Jeanetta Mastron CPhT BS

Pharm Tech Educator

Founder/Owner

>

> Opioid Analgesics (Narcotics) are drugs that act on the Central

> Nervous System (CNS). Narcotics should not be confused with

> anesthetics; which actually block sodium ions from reaching the brain,

> telling it about pain. Narcotics merely slow the reactions of the CNS

> to pain. This along with a feeling of euphoria, allow the individual

> to deal with the pain. Within the CNS there are substances called

> Endogenous Peptides. These peptides include Endorphins (The word

> endorphin coming from a combination of endogenous and morphine) these

> endorphins are four times more potent than morphine itself. Endorphins

> are believed to play a crucial role in survival. Once released, they

> provide enough pain relief for a person in danger to get out of harms

> way. Now within the CNS there are Receptors for these endorphins

> (Think of receptors like those children's toys with the different

> shaped blocks that fit into holes of the same corresponding shape.
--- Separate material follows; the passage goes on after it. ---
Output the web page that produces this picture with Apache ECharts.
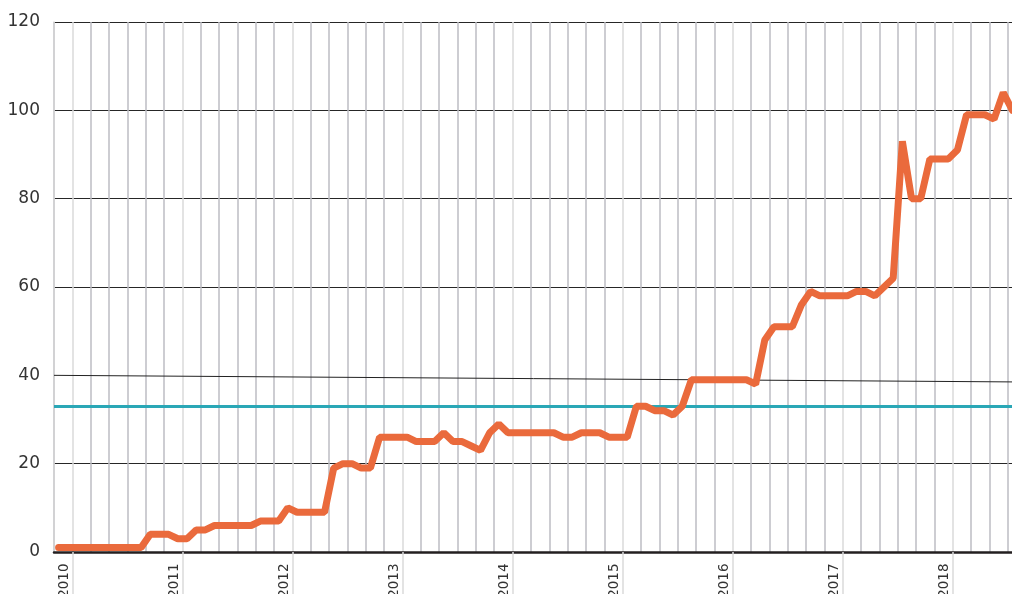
<!DOCTYPE html>
<html>
<head>
<meta charset="utf-8">
<script src="https://cdn.jsdelivr.net/npm/echarts@6/dist/echarts.min.js"></script>
<style>
  html, body { margin: 0; padding: 0; background: #fff; }
  #chart { width: 1012px; height: 594px; }
</style>
</head>
<body>
<div id="chart"></div>
<script>
// data, one value per month, Jan 2010 .. Sep 2018
var years = ['2010', '2011', '2012', '2013', '2014', '2015', '2016', '2017', '2018'];
var monthValues = [
  1, 1, 1, 1, 1, 1, 1, 1, 1, 1, 4, 4,        // 2010
  4, 3, 3, 5, 5, 6, 6, 6, 6, 6, 7, 7,        // 2011
  7, 10, 9, 9, 9, 9, 19, 20, 20, 19, 19, 26, // 2012
  26, 26, 26, 25, 25, 25, 27, 25, 25, 24, 23, 27, // 2013
  29, 27, 27, 27, 27, 27, 27, 26, 26, 27, 27, 27, // 2014
  26, 26, 26, 33, 33, 32, 32, 31, 33, 39, 39, 39, // 2015
  39, 39, 39, 39, 38, 48, 51, 51, 51, 56, 59, 58, // 2016
  58, 58, 58, 59, 59, 58, 60, 62, 93, 80, 80, 89, // 2017
  89, 89, 91, 99, 99, 99, 98, 104, 100            // 2018
];
var yTicks = [0, 20, 40, 60, 80, 100, 120];
var averageValue = 33;
var trendLine = [[0, 40], [1, 38.5]]; // thin sloping line, start and end of the axis

// month categories built from the year list
var months = [];
for (var y = 0; y < years.length; y++) {
  for (var m = 1; m <= 12; m++) {
    if (months.length < monthValues.length) {
      months.push(years[y] + '-' + (m < 10 ? '0' + m : m));
    }
  }
}

var myChart = echarts.init(document.getElementById('chart'), null, { renderer: 'canvas' });

var darkV = '#bcbcc3';
var lightV = '#dadada';
var hLine = '#262626';
var font = 'DejaVu Sans';

var option = {
  animation: false,
  grid: {
    left: 54,
    right: -5,
    top: 22,
    bottom: 42,
    containLabel: false,
    outerBoundsMode: 'none' // labels may run off the bottom edge, as in the picture
  },
  xAxis: [{
    type: 'category',
    data: months,
    boundaryGap: true,
    axisLine: {
      show: true,
      onZero: false,
      lineStyle: { color: '#231f20', width: 2.5 }
    },
    axisTick: {
      show: true,
      length: 45,
      interval: function (i) { return i % 12 === 2; },
      lineStyle: { color: lightV, width: 1.5 }
    },
    axisLabel: {
      interval: function (i) { return i % 12 === 0; },
      rotate: 90,
      margin: 11.5,
      verticalAlign: 'top',
      lineHeight: 11,
      color: '#333',
      fontFamily: font,
      fontSize: 13.5,
      formatter: function (v) { return v.slice(0, 4); }
    },
    splitLine: { show: false }
  }, {
    // helper axis for the sloping line
    type: 'value',
    min: 0,
    max: 1,
    show: false
  }, {
    // helper axis for the two-month vertical grid
    type: 'value',
    min: 0,
    max: monthValues.length,
    interval: 2,
    axisLine: { show: false },
    axisTick: { show: false },
    axisLabel: { show: false },
    splitLine: {
      show: true,
      lineStyle: {
        color: [darkV, lightV, darkV, darkV, darkV, darkV],
        width: 1.5
      }
    }
  }],
  yAxis: {
    type: 'value',
    min: yTicks[0],
    max: yTicks[yTicks.length - 1],
    interval: 20,
    axisLine: { show: true, lineStyle: { color: '#d4d4d4', width: 1.5 } },
    axisTick: { show: false },
    axisLabel: {
      margin: 14,
      color: '#333',
      fontFamily: font,
      fontSize: 17
    },
    splitLine: {
      show: true,
      lineStyle: {
        color: [hLine, hLine, 'transparent', hLine, hLine, hLine, hLine],
        width: 1.2
      }
    }
  },
  series: [{
    type: 'line',
    xAxisIndex: 1,
    data: trendLine,
    symbol: 'none',
    z: 3,
    lineStyle: { color: '#222', width: 1 },
    markLine: {
      silent: true,
      symbol: 'none',
      label: { show: false },
      lineStyle: { color: '#2aa7b6', width: 3, type: 'solid' },
      data: [{ yAxis: averageValue }]
    }
  }, {
    type: 'line',
    data: monthValues,
    symbol: 'none',
    z: 5,
    lineStyle: { color: '#ea6a3c', width: 7, cap: 'round' }
  }]
};
myChart.setOption(option);
</script>
</body>
</html>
> There are many different kind of receptors in the body for a variety

> of substances, each with it's own unique shape, and only substances of

> the same type as the receptor will fit.) This is relevant because

> morphine along with other narcotics, bind to these opioid receptors

> and mimic the actions taken by endorphins and other endogenous

> peptides. Now there are three different types of opioid receptors in

> the CNS, each believed to deal with a different kind of pain. Mm

> receptors, Kappa receptors and Delta receptors, with Mm receptors

> being the one morphine and most narcotics bind to.

> So from the beginning; morphine along with most narcotics is basic,

> meaning it would be best absorbed in the intestines, which is

> primarily composed of alkaline fluid. Once absorbed morphine is

> carried to the brain via blood, where it binds to the Mm receptor

> mimicking the actions of endorphins and other endogenous peptides.

> While in circulation, morphine is metabolized in the liver into two

> Metabolites M3G and M6G, and these morphine metabolites along with a

> small percentage of unmetabolized morphine are excreted mainly in

> urine. As a side note, there is a contradiction between morphine and

> some diuretics. Because some diuretics cause urine to become slightly

> alkaline, there becomes the possibility of reabsorption. This in turn

> can raise the plasma concentration and run the risk of drug toxicity.